US modernising joint nuclear forces
With US nuclear forces facing widespread scrutiny, progress is being made on the next generation of ground-based strategic deterrence
The USAF is modernising ICBMs to ensure they remain an integral component of US nuclear deterrence for the future. Image: USAF
Amid a wave of new investment into US missile technology, the US Air Force has awarded contracts to Boeing and Northrop Grumman to continue work on a successor for the Minuteman III ground-based Intercontinental Ballistic Missile (ICBM). The companies were awarded $349m and $328m contracts, respectively, eliminating a bid from Lockheed Martin.
The two companies will have three years to perform technology maturation and risk reduction (TMRR), after which a decision will be made on which missile technology will be awarded the programme. The Northrop team has said that it will work towards developing a technology that is “safe, secure and reliable” in its endeavour to form a new component of the country’s Ground Based Strategic Deterrence (GBSD).
This contract is crucial to Boeing – the developer of the Minuteman III in the 1960s – as the company lost out to Northrop in 2015 for the long range bomber contract. That deal, estimated at around $55bn in total, will see Northrop manage the modernisation of the B-1, B-2 and the B-52 aircraft. However, the final decision will depend on how these two contractors perform (in the run-up to 2019).
Recent Minuteman III test launch footage. Source: USAF
While Boeing has proven, historical experience in developing the Minuteman III, Northrop was awarded a USAF contract in 2007 to continue the full rate production phase of the ICBM Propulsion System Rocket Engine (PSRE), providing the Minuteman III’s liquid post boost upper stage.

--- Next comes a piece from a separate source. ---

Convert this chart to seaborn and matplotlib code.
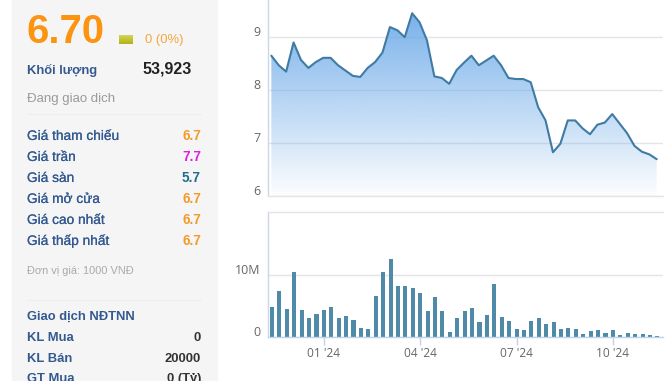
import numpy as np
import pandas as pd
import matplotlib.pyplot as plt
import matplotlib.patheffects as pe
from matplotlib.patches import Rectangle
from matplotlib.transforms import ScaledTranslation
import seaborn as sns

price = [8.65, 8.47, 8.35, 8.90, 8.57, 8.42, 8.53, 8.61, 8.61, 8.47, 8.37, 8.27, 8.25,
         8.42, 8.53, 8.71, 9.19, 9.13, 9.00, 9.45, 9.28, 8.94, 8.26, 8.23, 8.12, 8.38,
         8.52, 8.65, 8.47, 8.56, 8.65, 8.47, 8.23, 8.21, 8.21, 8.15, 7.68, 7.43, 6.83,
         6.99, 7.43, 7.43, 7.28, 7.17, 7.35, 7.39, 7.55, 7.37, 7.19, 6.95, 6.84, 6.79, 6.70]
volume = [4.9, 7.47, 4.57, 10.54, 4.4, 3.1, 3.76, 4.4, 4.9, 3.1, 3.44, 2.8, 1.5,
          1.34, 6.67, 10.54, 12.63, 8.28, 8.28, 7.96, 7.15, 4.25, 6.5, 4.25, 0.86, 3.1,
          4.25, 4.73, 2.47, 3.6, 8.6, 3.28, 2.63, 1.34, 1.18, 2.63, 3.1, 2.15, 2.47,
          1.34, 1.5, 1.34, 0.54, 1.02, 1.18, 0.7, 1.18, 0.38, 0.7, 0.54, 0.54, 0.38, 0.16]
week = list(range(len(price)))
date_ticks = [7, 20, 33, 46]
date_labels = ["01 '24", "04 '24", "07 '24", "10 '24"]
price_ticks = [6, 7, 8, 9]
volume_ticks = [0, 10]
volume_labels = ["0", "10M"]

row_labels = ["Giá tham chiếu", "Giá trần", "Giá sàn", "Giá mở cửa", "Giá cao nhất", "Giá thấp nhất"]
row_values = ["6.7", "7.7", "5.7", "6.7", "6.7", "6.7"]
row_colors = ["#f29b2b", "#e01fe0", "#1f6c8c", "#f29b2b", "#f29b2b", "#f29b2b"]
foreign_labels = ["KL Mua", "KL Bán", "GT Mua"]
foreign_values = ["0", "20000", "0 (Tỷ)"]

W, H = 666, 381
BLUE = "#33598f"
sns.set_style("white")
plt.rcParams["font.family"] = ["Liberation Sans", "DejaVu Sans"]

df = pd.DataFrame({"week": week, "price": price, "volume": volume})
fig = plt.figure(figsize=(W / 100, H / 100), dpi=100)


def put(x, y, s, px=13.7, color=BLUE, weight="normal", ha="left", thick=0.12):
    # x, y in picture pixels, y is the middle of the capitals
    t = fig.text(x / W, 1 - (y + 0.36 * px) / H, s, fontsize=px * 0.72, color=color, weight=weight,
                 ha=ha, va="baseline")
    if thick:
        t.set_path_effects([pe.withStroke(linewidth=thick, foreground=color)])


# left panel
fig.add_artist(Rectangle((12 / W, 0), 205 / W, 1, transform=fig.transFigure, color="#f5f5f6", zorder=-5))
for y in [114, 300]:
    fig.add_artist(plt.Line2D([27 / W, 201 / W], [1 - y / H] * 2, color="#eeeeee", lw=0.8))

put(27, 29, "6.70", px=40, color="#fb9410", weight="bold", thick=0)
swatch = fig.add_axes([119 / W, 1 - 44 / H, 14 / W, 9 / H])
swatch.imshow(np.linspace(0, 1, 9).reshape(-1, 1), aspect="auto",
              cmap=sns.blend_palette(["#d2d25a", "#b4b414"], as_cmap=True))
swatch.axis("off")
put(145, 38.5, "0 (0%)", px=13, color="#f7a63f", thick=0)
put(27, 69, "Khối lượng", px=13, weight="bold", thick=0)
put(192, 68, "53,923", px=16, color="#222222", weight="bold", ha="right", thick=0)
put(27, 97, "Đang giao dịch", px=13.2, color="#9a9a9a", thick=0)

for i, (lab, val, col) in enumerate(zip(row_labels, row_values, row_colors)):
    put(27, 135 + 21 * i, lab)
    put(201, 135 + 21 * i, val, px=13.5, color=col, weight="bold", ha="right", thick=0)
put(27, 270, "Đơn vị giá: 1000 VNĐ", px=11, color="#aaaaaa", thick=0)
put(27, 315, "Giao dịch NĐTNN", px=13, weight="bold", thick=0)
for i, (lab, val) in enumerate(zip(foreign_labels, foreign_values)):
    put(27, 336 + 21 * i - (i == 2), lab, px=13, weight="bold", thick=0)
    put(201, 336 + 21 * i - (i == 2), val, px=13, color="#333333", weight="bold", ha="right", thick=0)

# price chart
ax = fig.add_axes([267.7 / W, 1 - 196.3 / H, 395.6 / W, 196.3 / H])
sns.lineplot(data=df, x="week", y="price", ax=ax, color="#3f7ba3", lw=1.5, zorder=4)
area = ax.fill_between(week, price, 6, facecolor="none", edgecolor="none")
shade = np.zeros((256, 1, 4))
shade[..., :3] = plt.matplotlib.colors.to_rgb("#6aa8e8")
shade[:, 0, 3] = np.linspace(0.9, 0.02, 256)
grad = ax.imshow(shade, extent=(0, 52, 6, max(price)), aspect="auto", origin="upper", zorder=3)
grad.set_clip_path(area.get_paths()[0], transform=ax.transData)
ax.set_xlim(-0.49, 52.89)
ax.set_ylim(6, 9.70)

# volume chart
ax2 = fig.add_axes([267.7 / W, 1 - 337.3 / H, 395.6 / W, 125 / H])
sns.barplot(data=df, x="week", y="volume", ax=ax2, native_scale=True, color="#4f8aa8",
            width=0.55, saturation=1, edgecolor="none", linewidth=0)
ax2.set_xlim(-0.58, 52.8)
ax2.set_ylim(0, 20.2)

for a in (ax, ax2):
    a.set_xlabel("")
    a.set_ylabel("")
    a.set_axisbelow(True)
    a.grid(axis="y", color="#e3e5e8", lw=1)
    a.grid(axis="x", visible=False)
    for s in a.spines.values():
        s.set_visible(True)
        s.set_color("#e3e5e8")
        s.set_linewidth(1)
    a.spines["right"].set_visible(False)
    a.spines["left"].set_color("#ccd6e4")
ax.spines["top"].set_visible(False)
ax2.spines["bottom"].set_color("#c0d4e8")

shift = ScaledTranslation(0, 6 / 100, fig.dpi_scale_trans)
ax.set_xticks([])
ax.set_yticks(price_ticks, [str(t) for t in price_ticks])
ax2.set_yticks(volume_ticks, volume_labels)
ax2.set_xticks(date_ticks, date_labels)
ax2.tick_params(axis="x", bottom=True, length=6, width=1, color="#c0d4e8", pad=1, labelsize=8.6, labelcolor="#666666")
for a in (ax, ax2):
    a.tick_params(axis="y", length=0, pad=5, labelsize=8.9, labelcolor="#666666")
    for lab in a.get_yticklabels():
        lab.set_transform(lab.get_transform() + shift)
for lab in ax2.get_xticklabels() + ax2.get_yticklabels() + ax.get_yticklabels():
    lab.set_family(["Open Sans", "DejaVu Sans"])

fig.savefig("out.png", dpi=100)
plt.close(fig)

The Navy has also initiated the modernisation process of its ballistic missile submarines (SSBNs), including development of the Columbia-class to replace the Ohio-class. With both air and sea legs have seen modernisation plans move forward, only the GBSD has been left to await a much-needed upgrade. The Navy’s SSBN and missile modernisation process lies with the Navy and the General Dynamics Electric Board, while modernisation of the ICBM will be a component of the modernisation process of the US nuclear triad. The entire process is expected to cost over $350bn.
After years of post-Cold War stagnation, President Donald Trump has made it a key priority to modernise the country’s ageing nuclear forces, an effort that analysts suggest will run up a budget of close to $1 trillion. In comparison, Russia has been implementing a broad modernisation effort to its own strategic and non-strategic nuclear forces for years. Today, the US finds that the nuclear threat is no longer confined to Russia alone, with North Korea persistently threatening test launches in the Pacific and boasting of the potential for attacks on US territories.
There remains debate on whether the Pentagon should replace the Minuteman III ICBM or to continue with the same missile until a later decade while carrying out a life extension programme (LEM). The first leg of the nuclear force needs to prove credible and accurate enough to be able to strengthen US pre-emptive strike options and therefore any decision to modernise the existing ICBM force under an LEM will depend on whether deterrence options can still match adversarial capabilities.
Owing to the rising threat from North Korea, the US conducted a test launch of an unarmed Minuteman III ICBM in April from Vandenberg Air Force Base to verify the effectiveness, reliability and accuracy of the system. This was followed by another test-launch seven days later – a Simulated Electronic Launch of the ICBM intended to assure the American public and allies that the ICBM capability was “safe, secure, lethal and ready.”
USAF expects the cost of developing a new ICBM to be around $62bn in total, a figure many believe will be exceeded. In fact the Pentagon Office of Cost Assessment and Program Evaluation has estimated the cost at $85bn.
Not only is the US eyeing ICBM upgrades, it is also purchasing helicopters to replace the UH-1N-fleet used for protection of the ICBM field.
Despite the US interest in developing a Conventional Prompt Global Strike (CPGS) family of systems that would reduce its reliance on nuclear weapons, the White House has continued to stress the importance of nuclear deterrence. This is because nuclear weapons have formed the backbone for US national security for much of the past century. Not only is the US concentrating on strategic nuclear weapons and delivery systems but it is strengthening its commitment of extended nuclear deterrence to its forward bases and modernising its tactical nuclear weapons (TNWs).
While debate will continue on the relevance of silo-based ICBMs – that are potentially vulnerable to enemy attack – over the use of mobile submarine-launched ballistic missiles, the US must ensure all three legs of nuclear deterrence are aligned and readied at the earliest possible schedule. Short of any radical change in strategic options, ICBMs, as a pre-emptive strike option, will remain an integral component of US nuclear deterrence for decades to come.